Amaresh Bingumalla - 00:16:41
Our major costs are storage on S3 and EMR costs. Everything else is open source, like Hudi is open source and Spark is open source. So it's mainly compute and storage costs. Storage costs are unavoidable, but in our case, we decided to go with compute costs because we wanted faster data access. It's a trade-off: cheaper versus stale data or spending a little more for faster data access.
Adam - 00:17:19
You got a couple other ones for ML models. Is there a feature store separated from this architecture?
Amaresh Bingumalla - 00:17:26
Yes. ML teams have a feature store separated. They consume the data and build feature stores on top for A/B testing and everything.
Adam - 00:17:36
Curious, is that something you guys custom built or are you using some features?

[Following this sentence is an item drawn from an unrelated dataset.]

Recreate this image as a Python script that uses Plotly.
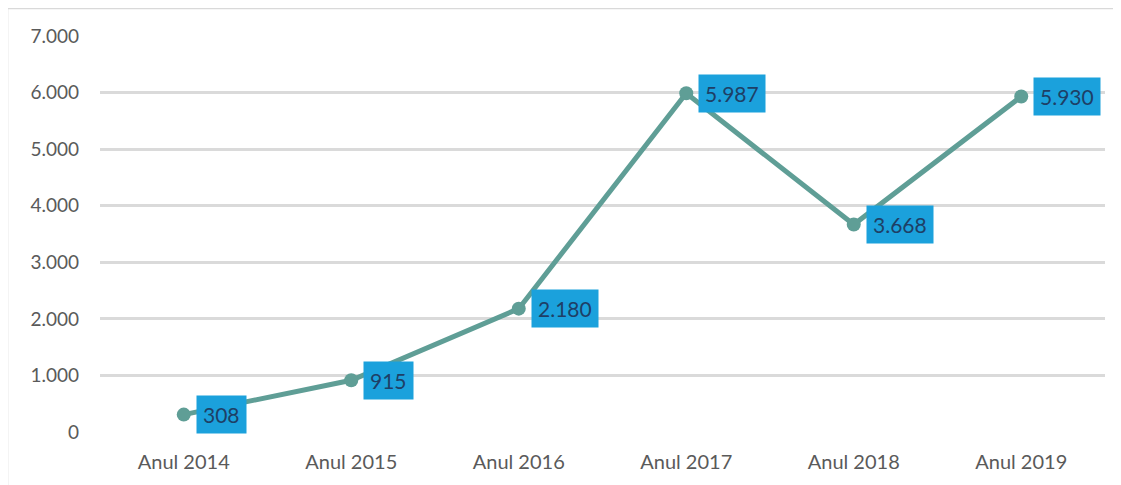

Amaresh Bingumalla - 00:17:41
They use Feast. Feast is another open source feature store. They use Feast and self-host it.
Adam - 00:17:50
Moham here is someone has to learn. Where might you recommend somebody to pick up some of these skills? A lot of people might not have the scale to start using a lakehouse or read off the read replica. If you're not yet at that scale, you want to pick up the skills or ideas for how to do it.
Amaresh Bingumalla - 00:18:20
You don't need a read replica itself. You can spin up a Postgres server on your Docker container, get a CSV or anything with like a hundred thousand rows, and do an insert. You can find dummy data online. The MLOps community has a course around data engineering. You can push it into your local Postgres and then do a snapshot.
You can start off with AWS ClickOps. You don't have to worry about CLI or anything. Just get the snapshot into a Parquet file or even a CSV file, click upload, and push it to S3. That's it. You have your data in S3 now.
Once in S3, you can try to build a simple Hudi table that points to this single file on S3. With Hudi, you can read and write data into S3 as Hudi table format. That's it. It's open to querying on Athena.
Adam - 00:19:20
Amash, thank you very much for coming and sharing with us.